In the new delivery structure, detailed below, all uid*targets.ms files are held within calibrated_final/measurement_sets, allowing the use of pipeline tasks and making for easier comparison with the delivered ALMA calibration + imaging pipeline weblog. An equivalent calibrated_final.ms can be created via 'concat' in CASA if this is desired.
calibrated_final/ # downloaded as calibrated_final.tgz caltables/ # holds relevant calibration information for continuum subtraction - cont.dat # contains the identified continuum ranges from 'findcont' in the ALMA pipeline - uid*SOURCE.uvcont.tbl # the tables for uv continuum subtraction, generated from 'uvcontfit' measurement_sets/ # holds all measurement sets - uid*targets.ms # the non-continuum-subtracted measurement sets, per execution block - scriptForReprocessing.py # the tool described on this page
For data downloaded from the ALMA Science Archive, it must first be restored using scriptForPI.py and then placed into a compatible directory structure to work with the scriptForReprocessing.py imaging tool. The script reprocessing_prep.py below should be run to do this.

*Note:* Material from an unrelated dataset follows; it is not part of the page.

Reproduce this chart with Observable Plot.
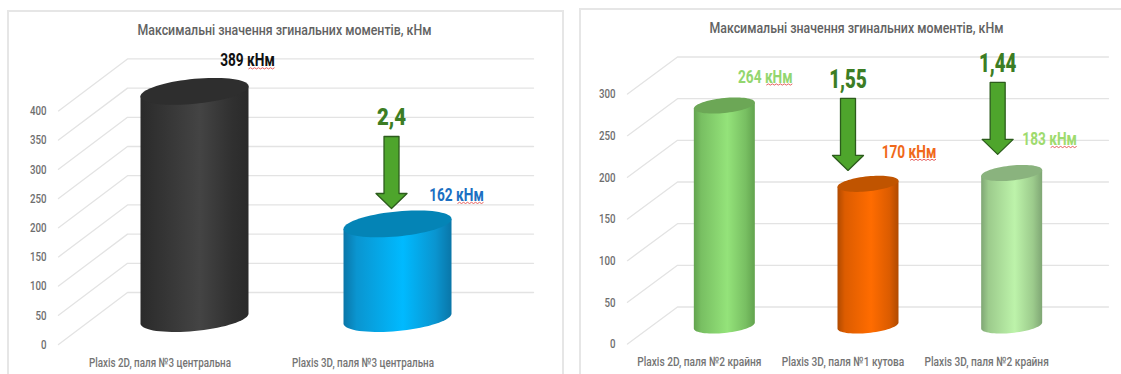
<!DOCTYPE html>
<html lang="uk">
<head>
<meta charset="utf-8">
<script src="https://cdn.jsdelivr.net/npm/d3@7"></script>
<script src="https://cdn.jsdelivr.net/npm/@observablehq/plot@0.6"></script>
<style>
  html, body { margin: 0; padding: 0; background: #fff; }
  #page { position: relative; width: 1121px; height: 374px; overflow: hidden; }
  .frame { position: absolute; box-sizing: border-box; border: 2px solid #e6e6e6; background: #fff; }
  .panel { position: absolute; top: 0; }
  .panel svg { display: block; overflow: visible; }
  .title { position: absolute; white-space: nowrap; transform-origin: 50% 50%;
           font: 500 15.5px Roboto, sans-serif; color: #626262; }
</style>
</head>
<body>
<div id="page"></div>
<script>
const chartTitle = "Максимальні значення згинальних моментів, кНм";
const unit = "кНм";

// Central pile comparison
const centralCategories = ["Plaxis 2D, паля №3 центральна", "Plaxis 3D, паля №3 центральна"];
const centralValues = [389, 162];
const centralTicks = [0, 50, 100, 150, 200, 250, 300, 350, 400];
const centralRatios = [null, "2,4"];

// Edge and corner pile comparison
const edgeCategories = ["Plaxis 2D, паля №2 крайня", "Plaxis 3D, паля №1 кутова", "Plaxis 3D, паля №2 крайня"];
const edgeValues = [264, 170, 183];
const edgeTicks = [0, 50, 100, 150, 200, 250, 300];
const edgeRatios = [null, "1,55", "1,44"];

const green = {fill: "#4ea52c", stroke: "#2c5c1c", text: "#3c7d24"};
const font = "Roboto, sans-serif";
const narrow = 0.72; // horizontal squeeze that gives the labels their condensed look
const page = document.getElementById("page");

// Tags a text mark with its own horizontal squeeze factor
const squeezed = k => (index, scales, vals, dims, ctx, next) => {
  const g = next(index, scales, vals, dims, ctx);
  g.setAttribute("data-k", k);
  return g;
};

function drawPanel(o) {
  const {categories, values, ticks, ratios} = o;
  const xPerPx = (o.xDomain[1] - o.xDomain[0]) / (o.xRange[1] - o.xRange[0]);
  const yPerPx = (o.yDomain[1] - o.yDomain[0]) / (o.yRange[0] - o.yRange[1]);
  const centre = i => i + 0.5 + o.depthX / 2;
  const base = o.depthY / 2;

  // Oblique floor and back wall lines, one polyline for each tick
  const grid = ticks.flatMap(t => [
    {t, x: 0, y: t},
    {t, x: o.depthX, y: t + o.depthY},
    {t, x: o.xDomain[1] + o.depthX, y: t + o.depthY}
  ]);

  const a = o.barHalfPx * xPerPx, s = o.skewPx * yPerPx, b = o.squashPx * yPerPx;
  const ellipse = (cx, cy, t) => ({x: cx + a * Math.cos(t), y: cy + s * Math.cos(t) + b * Math.sin(t)});
  const angles = d3.range(0, 73).map(k => k * Math.PI / 36);
  const lowerArc = d3.range(0, 37).map(k => Math.PI + k * Math.PI / 36);

  const defs = () => {
    const el = d3.create("svg:defs");
    o.colors.forEach((c, i) => {
      const g = el.append("linearGradient").attr("id", `${o.id}-body-${i}`).attr("x1", 0).attr("x2", 1).attr("y1", 0).attr("y2", 0);
      [[0, c.edge], [0.12, c.edge2], [0.55, c.mid], [0.85, c.edge2], [1, c.edge]].forEach(([p, col]) =>
        g.append("stop").attr("offset", p).attr("stop-color", col));
    });
    return el.node();
  };

  const barMarks = values.flatMap((v, i) => {
    const cx = centre(i);
    const bottom = lowerArc.map(t => ellipse(cx, base, t));
    const top = angles.map(t => ellipse(cx, base + v, t));
    const body = [ellipse(cx, base + v, Math.PI), ...bottom, ellipse(cx, base + v, 0)];
    return [
      Plot.line(body, {x: "x", y: "y", fill: `url(#${o.id}-body-${i})`, stroke: "none"}),
      Plot.line(top, {x: "x", y: "y", fill: o.colors[i].top, stroke: "none"})
    ];
  });

  // Down arrows pointing at the reduced bars, with the reduction factor above
  const arrowMarks = ratios.flatMap((r, i) => {
    if (!r) return [];
    const {dxPx, tipPx} = o.arrows[i];
    const ax = centre(i) + dxPx * xPerPx;
    const tip = base + values[i] + tipPx * yPerPx;
    const shaft = 7.5 * xPerPx, head = 15.5 * xPerPx;
    const pts = [
      [-shaft, 72], [shaft, 72], [shaft, 15], [head, 15], [0, 0], [-head, 15], [-shaft, 15], [-shaft, 72]
    ].map(([dx, dy]) => ({x: ax + dx, y: tip + dy * yPerPx}));
    return [
      Plot.line(pts, {x: "x", y: "y", fill: green.fill, stroke: green.stroke, strokeWidth: 1.3}),
      Plot.text([r], {
        x: ax, y: tip + 72 * yPerPx, dy: o.ratioDy, text: d => d, fill: green.text,
        fontSize: o.ratioSize, fontWeight: 900, fontFamily: font,
        render: squeezed(o.ratioK)
      })
    ];
  });

  const labelled = values.map((v, i) => ({v, i, ...o.labels[i]}));
  const svg = Plot.plot({
    width: o.width, height: 374, marginLeft: o.axisRight, marginRight: 0, marginTop: 0, marginBottom: 0,
    style: {background: "transparent", fontFamily: font},
    x: {type: "linear", domain: o.xDomain, range: o.xRange, axis: null},
    y: {type: "linear", domain: o.yDomain, range: o.yRange, label: null},
    marks: [
      defs,
      Plot.line(grid, {x: "x", y: "y", z: "t", stroke: "#e3e3e3", strokeWidth: 1.3}),
      Plot.axisY({ticks, tickSize: 0, tickPadding: 0, label: null, fontSize: o.tickSize, fontWeight: 500, fill: "#6e6e6e"}),
      ...barMarks,
      ...arrowMarks,
      Plot.text(categories, {
        x: (d, i) => i + 0.5, y: () => 0, dy: 18, text: d => d,
        fontSize: o.catSize, fontWeight: 500, fill: "#747474", fontFamily: font,
        render: squeezed(o.catK)
      }),
      Plot.text(labelled, {
        x: d => centre(d.i), y: d => base + d.v, text: d => `${d.v} ${unit}`,
        fontSize: 19, fontWeight: 700, fontFamily: font,
        fill: d => d.color,
        render(index, scales, vals, dims, ctx, next) {
          const g = next(index, scales, vals, dims, ctx);
          d3.select(g).selectAll("text").each(function(_, k) {
            const d = labelled[index[k]];
            const px = scales.x(centre(d.i)) + d.dx, py = scales.y(base + d.v) + d.dy;
            d3.select(this).attr("transform", `translate(${px},${py})`);
            // Thin wavy proofing underline below the unit
            const wave = d3.range(0, 14).map(n => `${n ? "L" : "M"}${n * 2},${n % 2 ? -0.6 : 0.6}`).join("");
            d3.select(g).append("path").attr("d", wave).attr("fill", "none")
              .attr("stroke", "#e2504f").attr("stroke-width", 0.9)
              .attr("transform", `translate(${px + 1},${py + 8})`);
          });
          return g;
        }
      })
    ]
  });
  const holder = document.createElement("div");
  holder.className = "panel";
  holder.style.left = o.left + "px";
  holder.appendChild(svg);
  page.appendChild(holder);
  svg.querySelectorAll("text").forEach(t => {
    const host = t.closest("[data-k]");
    const k = host ? +host.getAttribute("data-k") : narrow;
    const tr = t.getAttribute("transform") || "";
    t.setAttribute("transform", `${tr} scale(${k},1)`);
  });
}

function addFrame(left, top, width, height, cx, cy) {
  const f = document.createElement("div");
  f.className = "frame";
  Object.assign(f.style, {left: left + "px", top: top + "px", width: width + "px", height: height + "px"});
  page.appendChild(f);
  const t = document.createElement("div");
  t.className = "title";
  t.textContent = chartTitle;
  page.appendChild(t);
  const w = t.offsetWidth, h = t.offsetHeight;
  Object.assign(t.style, {left: cx - w / 2 + "px", top: cy - h / 2 + "px", transform: `scaleX(${294 / w})`});
}

addFrame(7, 10, 557, 380, 284, 30);
addFrame(579, 8, 560, 380, 856, 28);

drawPanel({
  id: "central", left: 0, width: 575, axisRight: 46,
  categories: centralCategories, values: centralValues, ticks: centralTicks, ratios: centralRatios,
  xDomain: [0, 2], xRange: [58, 464], yDomain: [0, 400], yRange: [344, 110.4],
  depthX: 0.34, depthY: 89, barHalfPx: 54, skewPx: 5, squashPx: 12.5,
  tickSize: 13.5, catSize: 13, catK: 0.756, ratioSize: 24, ratioK: 0.85, ratioDy: -19,
  arrows: {1: {dxPx: -6, tipPx: 15.4}},
  colors: [
    {edge: "#2a2a2a", edge2: "#303030", mid: "#444444", top: "#2e2e2e"},
    {edge: "#0a76a8", edge2: "#0a95d0", mid: "#00baff", top: "#0484b6"}
  ],
  labels: [
    {dx: 53, dy: -31, color: "#111111"},
    {dx: 59, dy: -29, color: "#1b6fc2"}
  ]
});

drawPanel({
  id: "edge", left: 570, width: 551, axisRight: 45,
  categories: edgeCategories, values: edgeValues, ticks: edgeTicks, ratios: edgeRatios,
  xDomain: [0, 3], xRange: [57, 488], yDomain: [0, 300], yRange: [343.5, 93.5],
  depthX: 0.348, depthY: 44.4, barHalfPx: 30.5, skewPx: 3, squashPx: 7.5,
  tickSize: 13.5, catSize: 13, catK: 0.78, ratioSize: 26, ratioK: 0.72, ratioDy: -19,
  arrows: {1: {dxPx: -20, tipPx: 13.4}, 2: {dxPx: -14, tipPx: 18.6}},
  colors: [
    {edge: "#62a34e", edge2: "#78bf62", mid: "#94e37a", top: "#6ca756"},
    {edge: "#b04a00", edge2: "#dc5c00", mid: "#ff6c00", top: "#c05400"},
    {edge: "#7fa674", edge2: "#9ccb8c", mid: "#bdf3aa", top: "#8ab37e"}
  ],
  labels: [
    {dx: 41, dy: -29, color: "#93d66f"},
    {dx: 41, dy: -32, color: "#f0691a"},
    {dx: 38, dy: -34, color: "#9edb6e"}
  ]
});
</script>
</body>
</html>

# run this script within the working/ directory to create a calibrated_final/ directory, mirroring the NA added value delivery structure.
# once calibrated_final/ is created, place scriptForReprocessing.py in calibrated_final/ and follow the scriptForReprocessing.py instructions
import glob
import os
import sys
# Check if calibrated_final/ already exists:
if glob.glob("calibrated_final"):
print("ERROR: calibrated_final/ already exists; will not overwrite")
sys.exit()
else:
os.mkdir("calibrated_final")
# Fill the caltables
os.mkdir("calibrated_final/caltables")
os.system("cp -rf cont.dat calibrated_final/caltables")

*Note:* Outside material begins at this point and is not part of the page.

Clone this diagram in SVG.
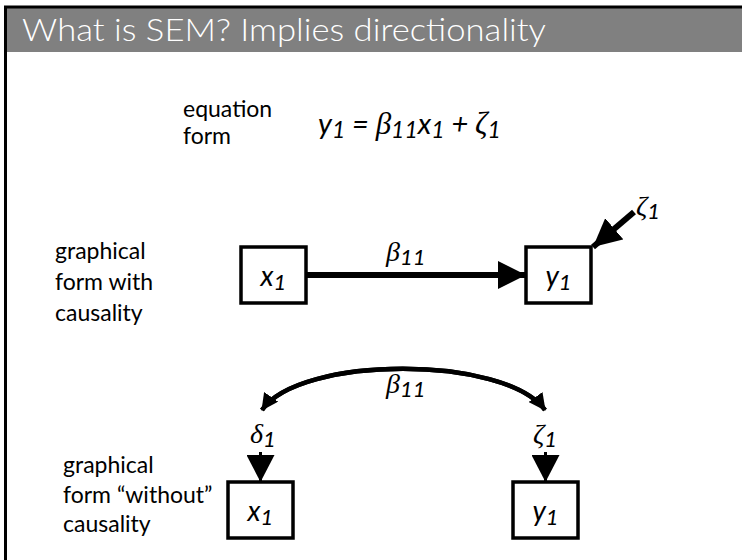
<svg xmlns="http://www.w3.org/2000/svg" width="742" height="560" viewBox="0 0 742 560">
<style>
.lbl{font-family:Lato,"Liberation Sans",sans-serif;font-size:23px;fill:#000}
.mi{font-family:Lato,"Liberation Sans",sans-serif;font-style:italic;fill:#000}
.gr{font-family:"Liberation Serif","DejaVu Serif",serif;font-style:italic;fill:#000}
.box{fill:#fff;stroke:#000;stroke-width:3.5}
.thick{stroke:#000;stroke-width:6;fill:none}
.curve{stroke:#000;stroke-width:4.5;fill:none}
.stem{stroke:#000;stroke-width:3;fill:none}
</style>
<defs>
<marker id="big" markerUnits="userSpaceOnUse" markerWidth="28" markerHeight="28" refX="28" refY="14" orient="auto"><path d="M0,0 L28,14 L0,28 z" fill="#000"/></marker>
<marker id="tri" markerUnits="userSpaceOnUse" markerWidth="27" markerHeight="28" refX="27" refY="14" orient="auto"><path d="M0,0 L27,14 L0,28 z" fill="#000"/></marker>
<marker id="small" markerUnits="userSpaceOnUse" markerWidth="17" markerHeight="17" refX="16" refY="8.5" orient="auto"><path d="M0,0 L17,8.5 L0,17 z" fill="#000"/></marker>
</defs>
<rect x="0" y="0" width="742" height="560" fill="#fff"/>
<g id="header">
<rect x="6" y="7" width="736" height="45" fill="#808080"/>
<line x1="4" y1="7" x2="742" y2="7" stroke="#000" stroke-width="3"/>
<line x1="5.5" y1="6" x2="5.5" y2="560" stroke="#000" stroke-width="3"/>
<text x="22" y="41" font-family="Lato,'Open Sans',sans-serif" font-weight="300" font-size="32" fill="#fff" textLength="524" lengthAdjust="spacingAndGlyphs">What is SEM? Implies directionality</text>
</g>
<g id="equation-label"><text class="lbl" x="183" y="117">equation</text><text class="lbl" x="183" y="144">form</text></g>
<g id="equation"><text x="318" y="134" font-size="29"><tspan class="mi">y</tspan><tspan class="mi" font-size="23" dy="4">1</tspan><tspan class="mi" dy="-4"> = </tspan><tspan class="gr" font-size="31">β</tspan><tspan class="mi" font-size="23" dy="4">11</tspan><tspan class="mi" dy="-4">x</tspan><tspan class="mi" font-size="23" dy="4">1</tspan><tspan class="mi" dy="-4"> + </tspan><tspan class="gr" font-size="31">ζ</tspan><tspan class="mi" font-size="23" dy="4">1</tspan></text></g>
<g id="label-causal"><text class="lbl" x="55" y="259">graphical</text><text class="lbl" x="55" y="290">form with</text><text class="lbl" x="55" y="321">causality</text></g>
<g id="label-noncausal"><text class="lbl" x="63" y="473">graphical</text><text class="lbl" x="63" y="503">form “without”</text><text class="lbl" x="63" y="532">causality</text></g>
<g id="x1-top"><rect class="box" x="241" y="247" width="65" height="56"/><text class="mi" x="273.5" y="286" font-size="28" text-anchor="middle">x<tspan font-size="22" dy="4">1</tspan></text></g>
<g id="y1-top"><rect class="box" x="526" y="247" width="65" height="56"/><text class="mi" x="558.5" y="286" font-size="28" text-anchor="middle">y<tspan font-size="22" dy="4">1</tspan></text></g>
<g id="zeta-top"><text x="636" y="215" font-size="28"><tspan class="gr">ζ</tspan><tspan class="mi" font-size="22" dy="4">1</tspan></text></g>
<g id="x1-bottom"><rect class="box" x="228" y="482" width="65" height="56"/><text class="mi" x="260.5" y="521" font-size="28" text-anchor="middle">x<tspan font-size="22" dy="4">1</tspan></text></g>
<g id="y1-bottom"><rect class="box" x="513" y="482" width="65" height="56"/><text class="mi" x="545.5" y="521" font-size="28" text-anchor="middle">y<tspan font-size="22" dy="4">1</tspan></text></g>
<g id="delta-bottom"><text x="250" y="443" font-size="28"><tspan class="gr">δ</tspan><tspan class="mi" font-size="22" dy="4">1</tspan></text></g>
<g id="zeta-bottom"><text x="533" y="443" font-size="28"><tspan class="gr">ζ</tspan><tspan class="mi" font-size="22" dy="4">1</tspan></text></g>
<g id="connectors">
<line class="thick" x1="306" y1="275" x2="526" y2="275" marker-end="url(#big)"/>
<text x="386" y="261" font-size="28"><tspan class="gr">β</tspan><tspan class="mi" font-size="22" dy="4">11</tspan></text>
<line class="thick" x1="634" y1="212" x2="593" y2="247" marker-end="url(#big)"/>
<path class="curve" d="M545,410 C505,355 300,355 262,410" marker-end="url(#small)"/>
<path class="curve" d="M262,410 C300,355 505,355 545,410" marker-end="url(#small)"/>
<text x="386" y="393" font-size="28"><tspan class="gr">β</tspan><tspan class="mi" font-size="22" dy="4">11</tspan></text>
<line class="stem" x1="260.5" y1="452" x2="260.5" y2="482" marker-end="url(#tri)"/>
<line class="stem" x1="545.5" y1="452" x2="545.5" y2="482" marker-end="url(#tri)"/>
</g>
</svg>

os.system("cp -rf *uvcont.tbl calibrated_final/caltables")
# Fill the measurement_sets
os.mkdir("calibrated_final/measurement_sets")
# First try just uid*targets.ms
os.system("cp -rf uid*targets.ms calibrated_final/measurement_sets/")
# Then try uid*targets_line.ms
os.system("cp -rf uid*targets_line.ms calibrated_final/measurement_sets/")
print("Generated calibrated_final/ and filled caltables/ and measurement_sets/. Please place scriptForReprocessing.py in calibrated_final/ and follow README instructions.")
About This Tool
This guide describes some examples for perfecting the interferometric imaging products from the ALMA Cycle 9 Pipeline. If your data were manually imaged by ALMA, you should instead consult the scriptForImaging.py delivered with your data.
The Section Restore Pipeline Calibration and Prepare for Re-imaging describes the first steps to do. After that, the individual sections are self-contained (and they typically assume the "Restore" has been performed). It illustrates how to completely re-run the pipeline from beginning to end in order to reproduce the pipeline run done at your ARC.
Additional documentation on the Cycle 9 pipeline can be found in the Pipeline User's Guide which can also be found at the ALMA Science Portal. The User's guide describes how to obtain the ALMA Pipeline, how to use it to calibrate and image ALMA interferometric (IF) and single-dish (SD) data, and a description of the Pipeline WebLog.
Note that the scripts described in this guide have only been tested in Linux.
About This Tool - scriptForReprocessing.py
scriptForReprocessing.py is intended to be a convenient wrapper for many of the ALMA pipeline functions that users may wish to use on their NA delivered value-added products. See the ALMA Pipeline Users Guide and Reference Manual for a full description of the ALMA pipeline: https://almascience.nrao.edu/processing/science-pipeline
The script can be launched via CASA with any version of CASA that includes the ALMA pipeline. See the above link for a mapping of ALMA Cycle, CASA version, and Pipeline version. Thus it should be launched as:
$ casa --pipeline -c scriptForReprocessing.py [options]
optional arguments:
-h, --help show this help message and exit --contsub Fit and subtract continuum using the channel ranges from the local cont.dat file. Generates new *uvcont.tbl tables in working_reprocess/ directory and uid*targets_line.ms in measurement_sets/ --contsub_fast Continuum subtract data via uvcontsub and the local *uvcont.tbl files, but only using the CASA commands rather than pipeline calls (faster). Generates uid*targets_line.ms in measurement_sets/ --image [IMAGE] Run the imaging pipeline and place images in the specified directory (default='images'). NOTE: unless cont.dat or the imaging options in this script are modified, the images produced will be identical to those on the ALMA Science Archive --cleanup Remove working_reprocess/ directory and log files after any other options are executed. WARNING: removes weblogs inside of working_reprocess/ --weblog [WEBLOG] Launches a browser to view weblog after other tasks are run. By default ('latest'), displays the latest weblog generated locally. Other options are to use the specific pipeline folder name (e.g. 'pipeline-20221010T192458') --calibrated_final Concatenate uid*targets.ms to produce calibrated_final.ms in measurement_sets/ --calibrated_final_line Concatenate uid*targets_line.ms (if they exist) to produce calibrated_final_line.ms in measurement_sets/
Suggested Workflows
A number of workflows are supported in the new delivery format:
- You can proceed with your scientific analysis starting with the uid*targets.ms files and supply them to CASA tasks such as tclean, uvcontsub, or gaincal as a list (vis=['MS1.ms', 'MS2.ms', etc]). Examining the casa commands for each stage of the delivered ALMA calibration + imaging weblog will give examples of this (e.g. you can get the tclean command for any image that was made by clicking within the relevant hif_makeimages() stage).
- You can use scriptForReprocessing.py to restore the continuum subtracted data, re-image the data in the ALMA pipeline using new imaging parameters, or view the weblog (see below for usage). Here you can also easily modify cont.dat and rerun the continuum subtraction and/or imaging with a different continuum selection.
- You can generate the old style calibrated_final.ms either using scriptForReprocessing.py, or by hand via concat(). If you use scriptForReprocessing.py, there is also an option to generate an analogous calibrated_final_line.ms.